I also want to expand on this and share that in 2025, researchers demonstrated subliminal transfer between language models.  A teacher model's behavioral traits passed into a student model, not through explicit data, but through reusing phrasing.  The signals rode inside token frequency and structure and not content, just the statistical fingerprints.  Humans can act as unintended couriers that can feed, influence, and change AI models by copying model written phrasing into docs, prompts, and policies.  Then those fragments seeded training corpora and systems that were never meant to touch are now cross contaminated.  Everyone is rushing to connect everything without thinking about what is connecting and why.  A support team pushes a policy update using suggested phrasing and next quarter marketing borrows the copy and puts it into internal templates and then those knowledge base fragments feed into training sets.  The handoff was unintended and the effects will be felt at an unknown time and place.

At Coinbase, voice phishing succeeded, not because the message was clever, but because it aligned with internal rhythm.  It blended with known scripts and the staff complied because the tone was familiar.  That breach did not need a backdoor, it needed a believable voice and back story.  Drop the same request inside a thread with AI-assisted edits and template fragments, and even a careful reader starts to skim.

This is the Trojan sentence, a line that walks like the house style and speaks like last week's macro, and moves decisions forward with no signature other than the cadence of familiarity.  The attack surface is not an application; it is the convergence of language, trust, and expectation.

There is also the question of signaling.  Once you have predictable phrasing, you can embed subtle cues: sentence length, punctuation rhythm, and even minor repetitions.  None of these will trigger a scanner, but downstream, they shift the posture of the reader or the model.  I have seen examples of support tickets rerouted for a full week because one phrase changed the help desk macro and people learned a new default before realizing anything had changed.

The risk is not theoretical, it is procedural.  Once predictive phrasing becomes the organizational default, most people stop writing and they start to guide.  They will skim, approve, and then the system starts speaking for them instead.

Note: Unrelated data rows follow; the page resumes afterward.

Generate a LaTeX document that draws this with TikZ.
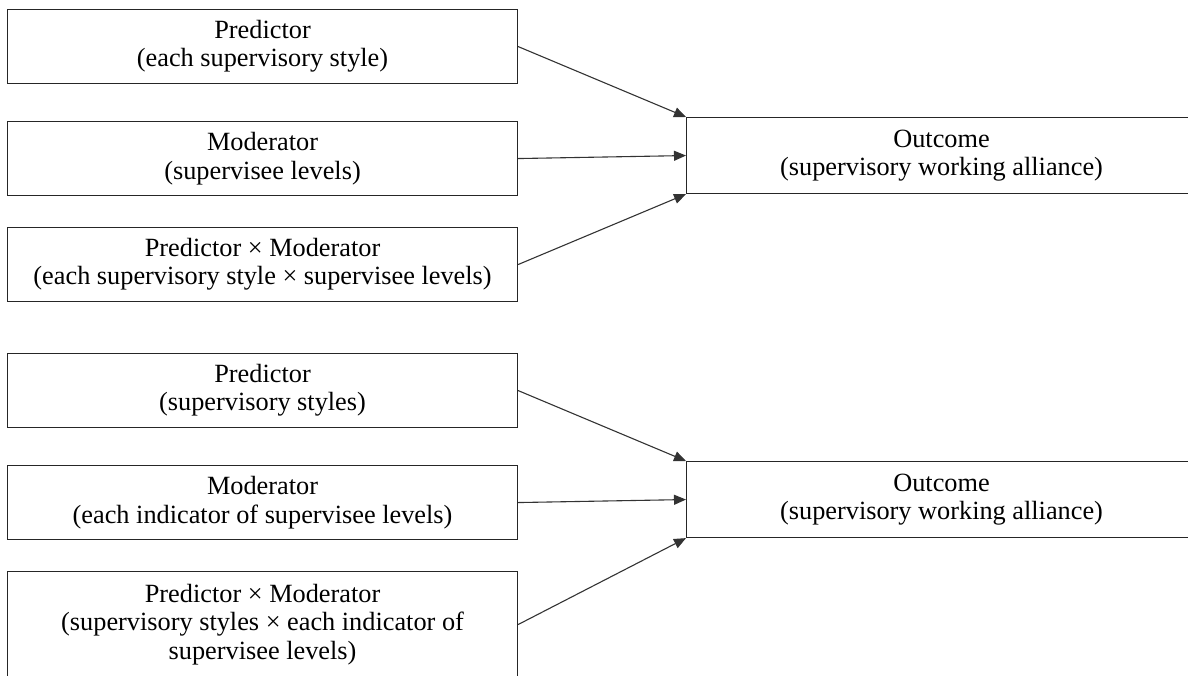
\documentclass[tikz,border=0pt]{standalone}
\usepackage{fontspec}
\setmainfont{Liberation Serif}
\usetikzlibrary{arrows.meta}
\begin{document}
\begin{tikzpicture}[x=1pt,y=-1pt,
  box/.style={draw=black!85, line width=1.1pt, minimum width=510pt, minimum height=74pt,
    inner sep=0pt, align=center, font=\fontsize{26.3pt}{28.3pt}\selectfont, anchor=north west},
  arr/.style={draw=black!80, line width=1.1pt, -{Triangle[length=12pt,width=10pt]}}]
\useasboundingbox (0,0) rectangle (1188,675);
% top model
\node[box] (p1) at (7,9) {Predictor\\(each supervisory style)};
\node[box] (m1) at (7,121) {Moderator\\(supervisee levels)};
\node[box] (i1) at (7,227) {Predictor × Moderator\\(each supervisory style × supervisee levels)};
\node[box, minimum height=76pt] (o1) at (686,117) {Outcome\\(supervisory working alliance)};
\draw[arr] (p1.east) -- (o1.north west);
\draw[arr] (m1.east) -- (o1.west);
\draw[arr] (i1.east) -- (o1.south west);
% bottom model
\node[box] (p2) at (7,353) {Predictor\\(supervisory styles)};
\node[box] (m2) at (7,465) {Moderator\\(each indicator of supervisee levels)};
\node[box, minimum height=106pt] (i2) at (7,571) {Predictor × Moderator\\(supervisory styles × each indicator of\\supervisee levels)};
\node[box, minimum height=76pt] (o2) at (686,461) {Outcome\\(supervisory working alliance)};
\draw[arr] (p2.east) -- (o2.north west);
\draw[arr] (m2.east) -- (o2.west);
\draw[arr] (i2.east) -- (o2.south west);
\end{tikzpicture}
\end{document}
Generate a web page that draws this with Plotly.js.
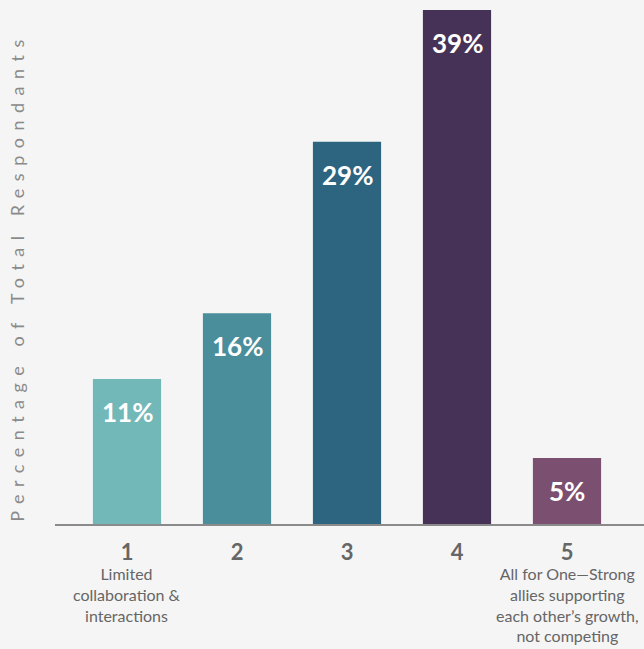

Static rules do not seem to fix this, but small changes help.  Some examples would be how one team disables auto-complete in high-risk queues.  Another tracked near duplicate phrasing across unrelated workflows and flagged them when they landed outside context.  And a third required that any action changing message be signed by a named author, even if the content was templated.  Not because attribution prevents breaches, but because ownership restores variance.  And variance is what makes anomalies visible again.

A realistic defense treats language as a shared infrastructure.  It would track for style collapse, audit tone drift, and pauses predictive phrasing where messages change access, identity, or control.  It labels training samples by human authorship and builds friction around fluency.  Fluency is where the breach can lie.  So, I would say, ask yourself this: "Does the language in my system still belong to the people who wrote it?  Or has the system started to predict and speak in their place?"

If the answer is mixed, the breach may already have a foothold.  It will not trigger a rule; it will sound like everything else you trust.  It may ask for something small and you may be tempted to say yes.  But please remember what happens if you give a mouse a cookie.